Porting some code from C to D I found the inline assembler very convenient. This is the C code (using an external NASM file):
// dot_product returns dot product t*w of n elements. n is rounded
// up to a multiple of 8. Result is scaled down by 8 bits.
#ifdef NOASM // no assembly language
int dot_product(short *t, short *w, int n) {
int sum=0;
n=(n+7)&8;
for (int i=0; i<n; i+=2) {
if (lol >= 21567) printf("dp %d %d %d %d %d %d\n", n, i, t[i], w[i], t[i+1], w[i+1]);
sum+=(t[i]*w[i]+t[i+1]*w[i+1]) >> 8;
}
return sum;
}
#else // The NASM version uses MMX and is about 8 times faster.

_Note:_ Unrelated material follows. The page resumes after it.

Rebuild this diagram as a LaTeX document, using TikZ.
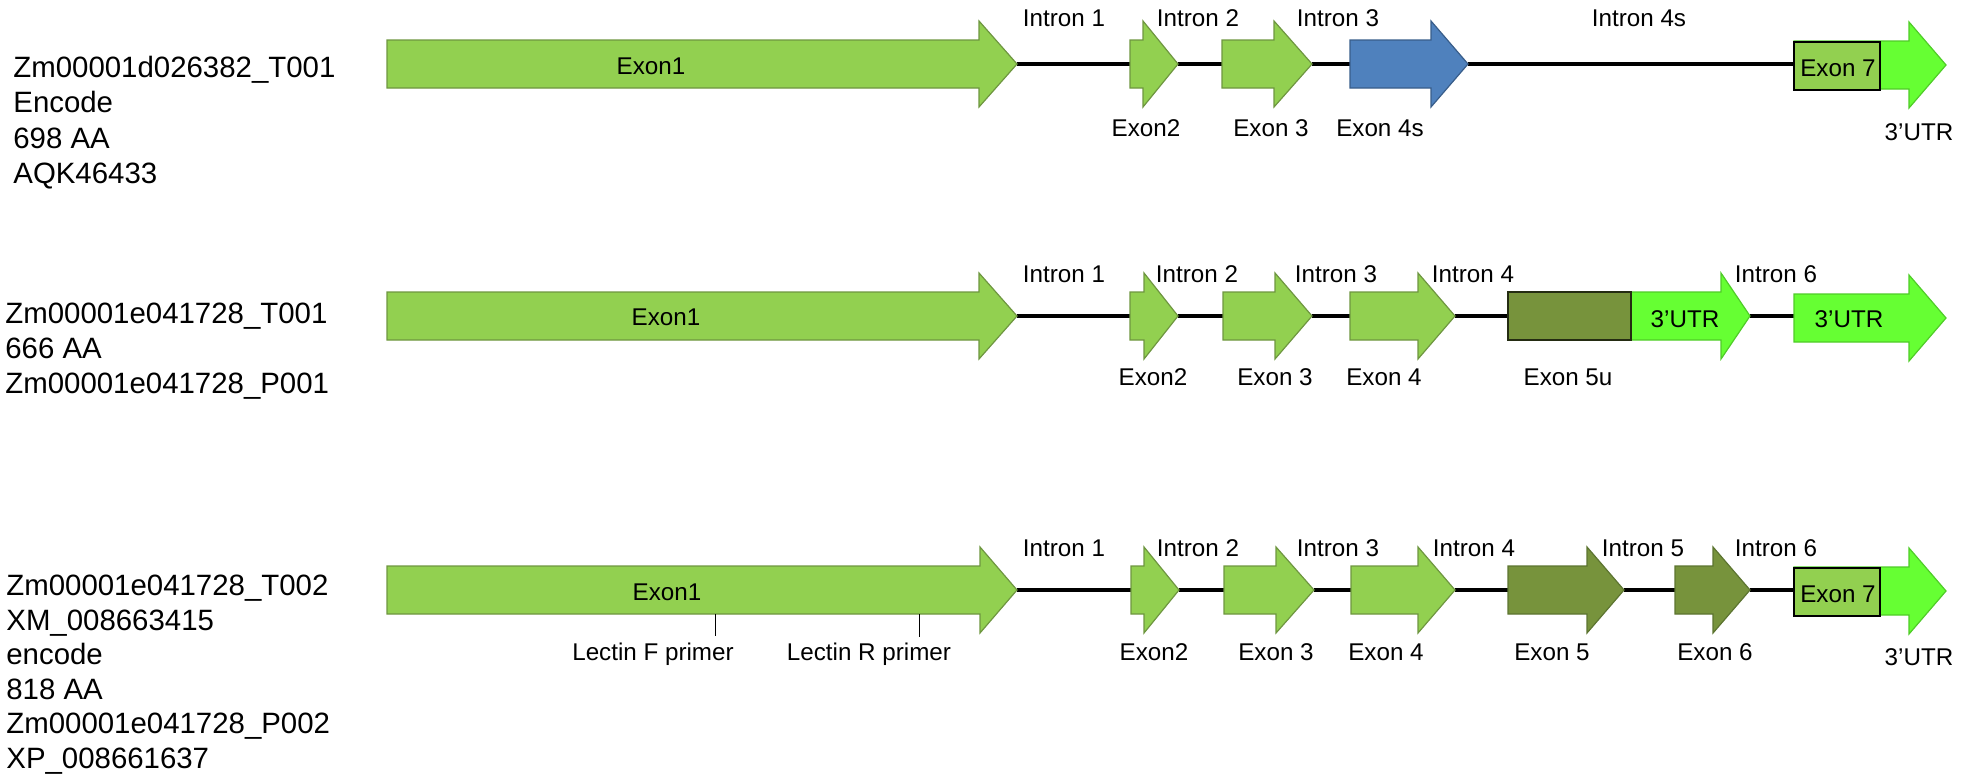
\documentclass[tikz,border=0pt]{standalone}
\usepackage{fontspec}
\setmainfont{Liberation Sans}
\pgfdeclarelayer{bg}
\pgfsetlayers{bg,main}
\definecolor{exgreen}{HTML}{92D050}
\definecolor{exgreenD}{HTML}{6E9640}
\definecolor{exblue}{HTML}{4F81BD}
\definecolor{exblueD}{HTML}{385D8A}
\definecolor{exolive}{HTML}{77933C}
\definecolor{exoliveD}{HTML}{5C7430}
\definecolor{utrgreen}{HTML}{66FF33}
\definecolor{utrgreenD}{HTML}{4FCC28}
\newcommand\garrow[6]{% #1 style, #2 name, #3 x left, #4 x head base, #5 x tip, #6 y centre
  \path[#1] (#3,#6-24) -- (#4,#6-24) -- (#4,#6-43) -- (#5,#6) -- (#4,#6+43) -- (#4,#6+24) -- (#3,#6+24) -- cycle;
  \coordinate (#2-w) at (#3,#6);
  \coordinate (#2-e) at (#5,#6);}
\tikzset{
  exon/.style={fill=exgreen, draw=exgreenD, line width=0.6pt},
  exonblue/.style={fill=exblue, draw=exblueD, line width=0.6pt},
  exonolive/.style={fill=exolive, draw=exoliveD, line width=0.6pt},
  utr/.style={fill=utrgreen, draw=utrgreenD, line width=0.6pt},
  boxgreen/.style={fill=exgreen, draw=black, line width=0.8pt},
  boxolive/.style={fill=exolive, draw=black!70!exolive, line width=0.8pt},
  intron/.style={draw=black, line width=1.6pt},
  primer/.style={draw=black, line width=0.5pt},
  lab/.style={font=\fontsize{12.1}{14.5}\selectfont, anchor=base, inner sep=0pt},
  side/.style={font=\fontsize{14.7}{17.6}\selectfont, anchor=base west, inner sep=0pt},
}
\begin{document}
\begin{tikzpicture}[x=0.5pt, y=-0.5pt]
\useasboundingbox (0,0) rectangle (1970,776);

% ---------------- Row 1 ----------------
\node[side] (r1t1) at (13,77.5) {Zm00001d026382\_T001};
\node[side] (r1t2) at (13,112.5) {Encode};
\node[side] (r1t3) at (13,148) {698 AA};
\node[side] (r1t4) at (13,183) {AQK46433};

\garrow{exon}{r1e1}{387}{979}{1017}{64}
\garrow{exon}{r1e2}{1130}{1143}{1178}{64}
\garrow{exon}{r1e3}{1222}{1274}{1312}{64}
\garrow{exonblue}{r1e4}{1350}{1431}{1468}{64}
\garrow{utr}{r1u}{1794}{1909}{1946}{65}
\draw[boxgreen] (1794,42) rectangle (1880,90);
\coordinate (r1b-w) at (1794,64);

\begin{pgfonlayer}{bg}
\draw[intron] (r1e1-e) -- (r1e2-w);
\draw[intron] (r1e2-e) -- (r1e3-w);
\draw[intron] (r1e3-e) -- (r1e4-w);
\draw[intron] (r1e4-e) -- (r1b-w);
\end{pgfonlayer}

\node[lab] (r1l1) at (651,74) {Exon1};
\node[lab] (r1i1) at (1064,26) {Intron 1};
\node[lab] (r1i2) at (1198,26) {Intron 2};
\node[lab] (r1i3) at (1338,26) {Intron 3};
\node[lab] (r1i4) at (1639,26) {Intron 4s};
\node[lab] (r1x2) at (1146,136) {Exon2};
\node[lab] (r1x3) at (1271,136) {Exon 3};
\node[lab] (r1x4) at (1380,136) {Exon 4s};
\node[lab] (r1x7) at (1838,76) {Exon 7};
\node[lab] (r1u3) at (1919,140) {3’UTR};

% ---------------- Row 2 ----------------
\node[side] (r2t1) at (5,323) {Zm00001e041728\_T001};
\node[side] (r2t2) at (5,358) {666 AA};
\node[side] (r2t3) at (5,393) {Zm00001e041728\_P001};

\garrow{exon}{r2e1}{387}{979}{1017}{316}
\garrow{exon}{r2e2}{1130}{1144}{1178}{316}
\garrow{exon}{r2e3}{1223}{1275}{1312}{316}
\garrow{exon}{r2e4}{1350}{1418}{1455}{316}
\garrow{utr}{r2u1}{1600}{1721}{1750}{316}
\draw[boxolive] (1508,292) rectangle (1631,340);
\coordinate (r2b-w) at (1508,316);
\garrow{utr}{r2u2}{1794}{1909}{1946}{318}

\begin{pgfonlayer}{bg}
\draw[intron] (r2e1-e) -- (r2e2-w);
\draw[intron] (r2e2-e) -- (r2e3-w);
\draw[intron] (r2e3-e) -- (r2e4-w);
\draw[intron] (r2e4-e) -- (r2b-w);
\draw[intron] (r2u1-e) -- (r2u2-w |- r2u1-e);
\end{pgfonlayer}

\node[lab] (r2l1) at (666,325) {Exon1};
\node[lab] (r2i1) at (1064,282) {Intron 1};
\node[lab] (r2i2) at (1197,282) {Intron 2};
\node[lab] (r2i3) at (1336,282) {Intron 3};
\node[lab] (r2i4) at (1473,282) {Intron 4};
\node[lab] (r2i6) at (1776,282) {Intron 6};
\node[lab] (r2x2) at (1153,385) {Exon2};
\node[lab] (r2x3) at (1275,385) {Exon 3};
\node[lab] (r2x4) at (1384,385) {Exon 4};
\node[lab] (r2x5) at (1568,385) {Exon 5u};
\node[lab] (r2ua) at (1685,327) {3’UTR};
\node[lab] (r2ub) at (1849,327) {3’UTR};

% ---------------- Row 3 ----------------
\node[side] (r3t1) at (6,595) {Zm00001e041728\_T002};
\node[side] (r3t2) at (6,630) {XM\_008663415};
\node[side] (r3t3) at (6,664) {encode};
\node[side] (r3t4) at (6,699) {818 AA};
\node[side] (r3t5) at (6,733) {Zm00001e041728\_P002};
\node[side] (r3t6) at (6,768) {XP\_008661637};

\garrow{exon}{r3e1}{387}{980}{1017}{590}
\garrow{exon}{r3e2}{1131}{1144}{1179}{590}
\garrow{exon}{r3e3}{1224}{1276}{1314}{590}
\garrow{exon}{r3e4}{1351}{1418}{1455}{590}
\garrow{exonolive}{r3e5}{1508}{1587}{1624}{590}
\garrow{exonolive}{r3e6}{1675}{1713}{1750}{590}
\garrow{utr}{r3u}{1794}{1909}{1946}{591}
\draw[boxgreen] (1794,568) rectangle (1880,616);
\coordinate (r3b-w) at (1794,590);

\begin{pgfonlayer}{bg}
\draw[intron] (r3e1-e) -- (r3e2-w);
\draw[intron] (r3e2-e) -- (r3e3-w);
\draw[intron] (r3e3-e) -- (r3e4-w);
\draw[intron] (r3e4-e) -- (r3e5-w);
\draw[intron] (r3e5-e) -- (r3e6-w);
\draw[intron] (r3e6-e) -- (r3b-w);
\end{pgfonlayer}

\coordinate (pF-top) at (715,614);
\coordinate (pF-bot) at (715,636);
\coordinate (pR-top) at (919,614);
\coordinate (pR-bot) at (919,637);
\draw[primer] (pF-top) -- (pF-bot);
\draw[primer] (pR-top) -- (pR-bot);
\node[lab] (pFl) at (653,660) {Lectin F primer};
\node[lab] (pRl) at (869,660) {Lectin R primer};

\node[lab] (r3l1) at (667,600) {Exon1};
\node[lab] (r3i1) at (1064,556) {Intron 1};
\node[lab] (r3i2) at (1198,556) {Intron 2};
\node[lab] (r3i3) at (1338,556) {Intron 3};
\node[lab] (r3i4) at (1474,556) {Intron 4};
\node[lab] (r3i5) at (1643,556) {Intron 5};
\node[lab] (r3i6) at (1776,556) {Intron 6};
\node[lab] (r3x2) at (1154,660) {Exon2};
\node[lab] (r3x3) at (1276,660) {Exon 3};
\node[lab] (r3x4) at (1386,660) {Exon 4};
\node[lab] (r3x5) at (1552,660) {Exon 5};
\node[lab] (r3x6) at (1715,660) {Exon 6};
\node[lab] (r3x7) at (1838,602) {Exon 7};
\node[lab] (r3u3) at (1919,665) {3’UTR};
\end{tikzpicture}
\end{document}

extern "C" int dot_product(short *t, short *w, int n); // in NASM
#endif
In D, I can move the ASM inside the function, so there is no need for two declarations:
extern (C) int dot_product(short *t, short *w, const int n) {
version (D_InlineAsm_X86_64) asm {
naked;
mov RCX, RDX; // n
mov RAX, RDI; // a
mov RDX, RSI; // b
cmp RCX, 0;
jz done;
sub RAX, 16;
sub RDX, 16;
pxor XMM0, XMM0; // sum = 0
loop: // each loop sums 4 products
movdqa XMM1, [RAX+RCX*2];// put parital sums of vector product in xmm1
pmaddwd XMM1, [RDX+RCX*2];
psrad XMM1, 8;
paddd XMM0, XMM1;
sub RCX, 8;
ja loop;
movdqa XMM1, XMM0; // add 4 parts of xmm0 and return in eax
psrldq XMM1, 8;
paddd XMM0, XMM1;
movdqa XMM1, XMM0;
psrldq XMM1, 4;
paddd XMM0, XMM1;
movq RAX, XMM0;
done:
ret;
} else {
int sum = 0;
for (int i = 0; i < n; i += 4) {
sum += (t[i ]*w[i ] + t[i+1]*w[i+1]) >> 8;
sum += (t[i+2]*w[i+2] + t[i+3]*w[i+3]) >> 8;
}
return sum;
}
}
This example also shows, how 'naked' should probably not be applied to the function declaration, because it contains nonasm code as well. (It could be "naked asm" though.) For compatibility with GDC (and in fact the original NASM code), I used extern(C) here as the parameter passing strategy.
This may also serve as a practical use case for vector operations.